Task instructions: With the images removed, repeat the data below exactly.
☆ ☆ ☆ ☆ ☆
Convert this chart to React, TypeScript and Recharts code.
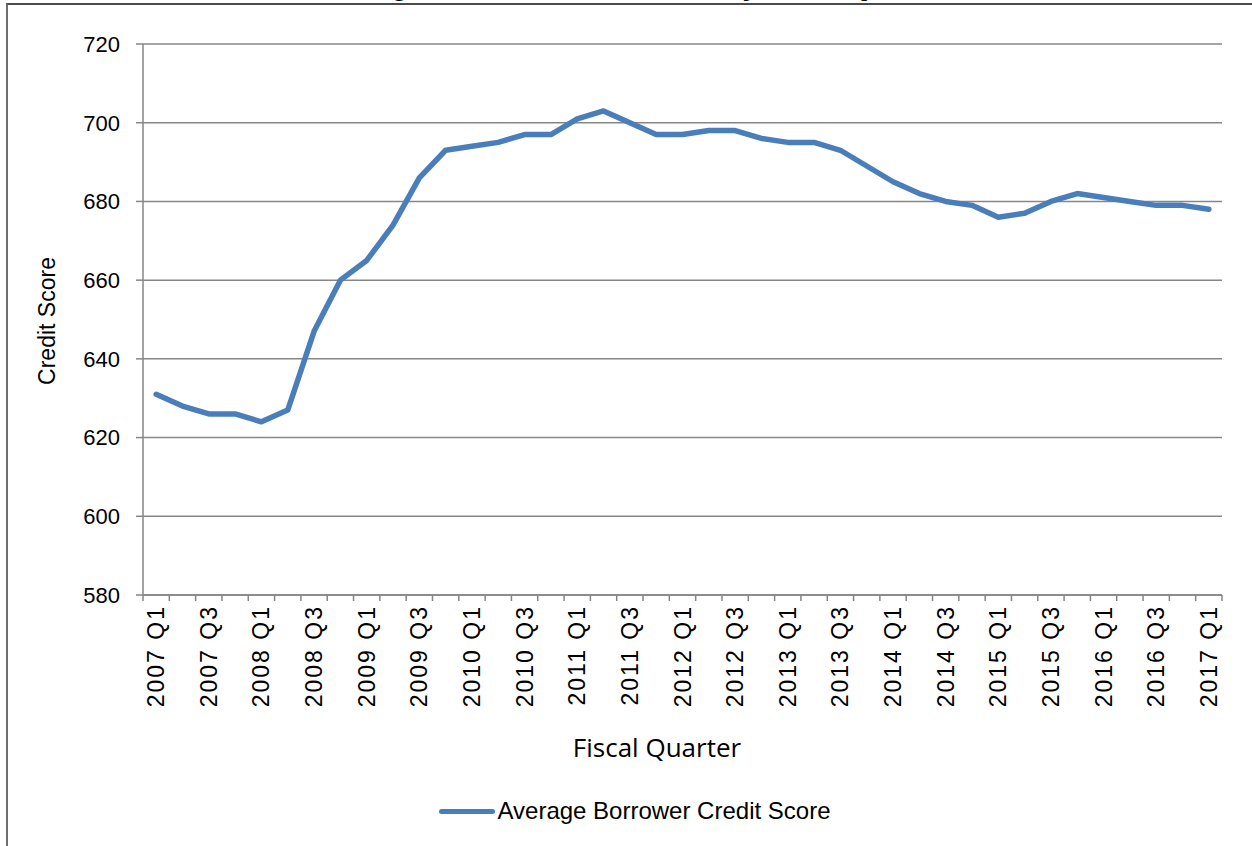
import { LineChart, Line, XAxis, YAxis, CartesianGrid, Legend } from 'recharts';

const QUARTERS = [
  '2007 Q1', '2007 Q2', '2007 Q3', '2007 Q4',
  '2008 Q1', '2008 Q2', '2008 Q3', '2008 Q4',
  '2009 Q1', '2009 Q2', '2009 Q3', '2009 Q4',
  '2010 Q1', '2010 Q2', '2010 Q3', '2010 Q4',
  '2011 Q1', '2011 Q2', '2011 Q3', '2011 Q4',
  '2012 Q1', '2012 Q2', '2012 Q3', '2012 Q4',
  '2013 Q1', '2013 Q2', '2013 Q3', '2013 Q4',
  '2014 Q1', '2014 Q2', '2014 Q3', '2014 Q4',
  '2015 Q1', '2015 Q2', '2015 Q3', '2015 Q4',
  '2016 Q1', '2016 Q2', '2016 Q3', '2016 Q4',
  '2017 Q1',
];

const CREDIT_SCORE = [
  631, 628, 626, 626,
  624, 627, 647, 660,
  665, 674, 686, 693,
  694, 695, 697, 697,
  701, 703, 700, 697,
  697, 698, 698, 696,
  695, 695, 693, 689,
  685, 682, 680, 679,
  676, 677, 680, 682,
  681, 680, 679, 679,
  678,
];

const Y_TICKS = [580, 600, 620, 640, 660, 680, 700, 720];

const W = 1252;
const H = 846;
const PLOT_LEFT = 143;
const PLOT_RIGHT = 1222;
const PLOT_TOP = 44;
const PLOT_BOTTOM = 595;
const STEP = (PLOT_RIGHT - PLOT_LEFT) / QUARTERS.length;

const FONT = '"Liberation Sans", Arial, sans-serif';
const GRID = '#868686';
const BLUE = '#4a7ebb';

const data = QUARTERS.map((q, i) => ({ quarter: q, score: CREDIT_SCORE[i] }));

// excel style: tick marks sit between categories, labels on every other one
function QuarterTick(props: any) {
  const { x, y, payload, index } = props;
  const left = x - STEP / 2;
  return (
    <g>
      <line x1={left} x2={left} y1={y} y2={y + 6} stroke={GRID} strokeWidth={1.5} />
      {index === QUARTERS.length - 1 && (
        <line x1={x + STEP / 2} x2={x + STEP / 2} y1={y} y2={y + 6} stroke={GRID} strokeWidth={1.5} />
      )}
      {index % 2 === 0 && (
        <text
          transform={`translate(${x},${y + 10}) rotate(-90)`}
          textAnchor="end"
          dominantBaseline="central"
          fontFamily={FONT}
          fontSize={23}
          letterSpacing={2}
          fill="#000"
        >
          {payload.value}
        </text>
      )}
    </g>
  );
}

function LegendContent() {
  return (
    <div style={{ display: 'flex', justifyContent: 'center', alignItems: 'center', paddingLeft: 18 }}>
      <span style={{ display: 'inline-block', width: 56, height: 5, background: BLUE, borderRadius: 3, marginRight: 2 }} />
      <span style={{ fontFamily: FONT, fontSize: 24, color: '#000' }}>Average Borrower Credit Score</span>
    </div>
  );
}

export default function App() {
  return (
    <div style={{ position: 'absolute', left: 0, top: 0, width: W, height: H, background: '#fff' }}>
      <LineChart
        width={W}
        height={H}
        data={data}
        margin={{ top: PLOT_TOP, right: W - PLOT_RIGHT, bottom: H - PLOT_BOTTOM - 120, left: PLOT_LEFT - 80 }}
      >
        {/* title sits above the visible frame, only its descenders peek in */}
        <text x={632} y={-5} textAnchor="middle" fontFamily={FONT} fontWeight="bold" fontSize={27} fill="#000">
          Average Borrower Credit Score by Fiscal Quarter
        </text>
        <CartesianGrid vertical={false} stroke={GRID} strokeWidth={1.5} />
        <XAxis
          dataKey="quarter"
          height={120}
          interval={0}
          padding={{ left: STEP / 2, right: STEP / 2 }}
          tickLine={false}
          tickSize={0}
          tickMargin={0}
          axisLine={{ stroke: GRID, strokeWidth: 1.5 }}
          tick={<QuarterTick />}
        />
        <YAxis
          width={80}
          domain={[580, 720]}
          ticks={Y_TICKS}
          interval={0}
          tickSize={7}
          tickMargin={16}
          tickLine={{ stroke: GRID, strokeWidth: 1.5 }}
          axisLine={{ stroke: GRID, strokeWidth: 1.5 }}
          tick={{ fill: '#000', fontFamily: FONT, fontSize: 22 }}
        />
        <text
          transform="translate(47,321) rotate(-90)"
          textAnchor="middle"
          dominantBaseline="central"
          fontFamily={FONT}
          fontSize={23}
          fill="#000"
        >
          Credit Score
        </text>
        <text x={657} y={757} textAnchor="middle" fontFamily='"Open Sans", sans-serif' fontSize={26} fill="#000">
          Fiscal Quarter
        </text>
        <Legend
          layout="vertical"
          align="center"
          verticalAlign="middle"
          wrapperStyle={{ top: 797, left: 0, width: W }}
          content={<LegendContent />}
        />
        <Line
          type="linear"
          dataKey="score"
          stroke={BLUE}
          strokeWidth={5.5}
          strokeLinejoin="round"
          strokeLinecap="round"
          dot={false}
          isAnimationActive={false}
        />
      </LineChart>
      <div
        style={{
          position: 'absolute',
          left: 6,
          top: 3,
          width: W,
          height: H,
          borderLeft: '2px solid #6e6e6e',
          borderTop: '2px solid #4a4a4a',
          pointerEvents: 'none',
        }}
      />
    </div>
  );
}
☆ ☆ ☆ ☆ ☆
Task result:
Convert this chart to React, TypeScript and Recharts code.
import { LineChart, Line, XAxis, YAxis, CartesianGrid, Legend } from 'recharts';

const QUARTERS = [
  '2007 Q1', '2007 Q2', '2007 Q3', '2007 Q4',
  '2008 Q1', '2008 Q2', '2008 Q3', '2008 Q4',
  '2009 Q1', '2009 Q2', '2009 Q3', '2009 Q4',
  '2010 Q1', '2010 Q2', '2010 Q3', '2010 Q4',
  '2011 Q1', '2011 Q2', '2011 Q3', '2011 Q4',
  '2012 Q1', '2012 Q2', '2012 Q3', '2012 Q4',
  '2013 Q1', '2013 Q2', '2013 Q3', '2013 Q4',
  '2014 Q1', '2014 Q2', '2014 Q3', '2014 Q4',
  '2015 Q1', '2015 Q2', '2015 Q3', '2015 Q4',
  '2016 Q1', '2016 Q2', '2016 Q3', '2016 Q4',
  '2017 Q1',
];

const CREDIT_SCORE = [
  631, 628, 626, 626,
  624, 627, 647, 660,
  665, 674, 686, 693,
  694, 695, 697, 697,
  701, 703, 700, 697,
  697, 698, 698, 696,
  695, 695, 693, 689,
  685, 682, 680, 679,
  676, 677, 680, 682,
  681, 680, 679, 679,
  678,
];

const Y_TICKS = [580, 600, 620, 640, 660, 680, 700, 720];

const W = 1252;
const H = 846;
const PLOT_LEFT = 143;
const PLOT_RIGHT = 1222;
const PLOT_TOP = 44;
const PLOT_BOTTOM = 595;
const STEP = (PLOT_RIGHT - PLOT_LEFT) / QUARTERS.length;

const FONT = '"Liberation Sans", Arial, sans-serif';
const GRID = '#868686';
const BLUE = '#4a7ebb';

const data = QUARTERS.map((q, i) => ({ quarter: q, score: CREDIT_SCORE[i] }));

// excel style: tick marks sit between categories, labels on every other one
function QuarterTick(props: any) {
  const { x, y, payload, index } = props;
  const left = x - STEP / 2;
  return (
    <g>
      <line x1={left} x2={left} y1={y} y2={y + 6} stroke={GRID} strokeWidth={1.5} />
      {index === QUARTERS.length - 1 && (
        <line x1={x + STEP / 2} x2={x + STEP / 2} y1={y} y2={y + 6} stroke={GRID} strokeWidth={1.5} />
      )}
      {index % 2 === 0 && (
        <text
          transform={`translate(${x},${y + 10}) rotate(-90)`}
          textAnchor="end"
          dominantBaseline="central"
          fontFamily={FONT}
          fontSize={23}
          letterSpacing={2}
          fill="#000"
        >
          {payload.value}
        </text>
      )}
    </g>
  );
}

function LegendContent() {
  return (
    <div style={{ display: 'flex', justifyContent: 'center', alignItems: 'center', paddingLeft: 18 }}>
      <span style={{ display: 'inline-block', width: 56, height: 5, background: BLUE, borderRadius: 3, marginRight: 2 }} />
      <span style={{ fontFamily: FONT, fontSize: 24, color: '#000' }}>Average Borrower Credit Score</span>
    </div>
  );
}

export default function App() {
  return (
    <div style={{ position: 'absolute', left: 0, top: 0, width: W, height: H, background: '#fff' }}>
      <LineChart
        width={W}
        height={H}
        data={data}
        margin={{ top: PLOT_TOP, right: W - PLOT_RIGHT, bottom: H - PLOT_BOTTOM - 120, left: PLOT_LEFT - 80 }}
      >
        {/* title sits above the visible frame, only its descenders peek in */}
        <text x={632} y={-5} textAnchor="middle" fontFamily={FONT} fontWeight="bold" fontSize={27} fill="#000">
          Average Borrower Credit Score by Fiscal Quarter
        </text>
        <CartesianGrid vertical={false} stroke={GRID} strokeWidth={1.5} />
        <XAxis
          dataKey="quarter"
          height={120}
          interval={0}
          padding={{ left: STEP / 2, right: STEP / 2 }}
          tickLine={false}
          tickSize={0}
          tickMargin={0}
          axisLine={{ stroke: GRID, strokeWidth: 1.5 }}
          tick={<QuarterTick />}
        />
        <YAxis
          width={80}
          domain={[580, 720]}
          ticks={Y_TICKS}
          interval={0}
          tickSize={7}
          tickMargin={16}
          tickLine={{ stroke: GRID, strokeWidth: 1.5 }}
          axisLine={{ stroke: GRID, strokeWidth: 1.5 }}
          tick={{ fill: '#000', fontFamily: FONT, fontSize: 22 }}
        />
        <text
          transform="translate(47,321) rotate(-90)"
          textAnchor="middle"
          dominantBaseline="central"
          fontFamily={FONT}
          fontSize={23}
          fill="#000"
        >
          Credit Score
        </text>
        <text x={657} y={757} textAnchor="middle" fontFamily='"Open Sans", sans-serif' fontSize={26} fill="#000">
          Fiscal Quarter
        </text>
        <Legend
          layout="vertical"
          align="center"
          verticalAlign="middle"
          wrapperStyle={{ top: 797, left: 0, width: W }}
          content={<LegendContent />}
        />
        <Line
          type="linear"
          dataKey="score"
          stroke={BLUE}
          strokeWidth={5.5}
          strokeLinejoin="round"
          strokeLinecap="round"
          dot={false}
          isAnimationActive={false}
        />
      </LineChart>
      <div
        style={{
          position: 'absolute',
          left: 6,
          top: 3,
          width: W,
          height: H,
          borderLeft: '2px solid #6e6e6e',
          borderTop: '2px solid #4a4a4a',
          pointerEvents: 'none',
        }}
      />
    </div>
  );
}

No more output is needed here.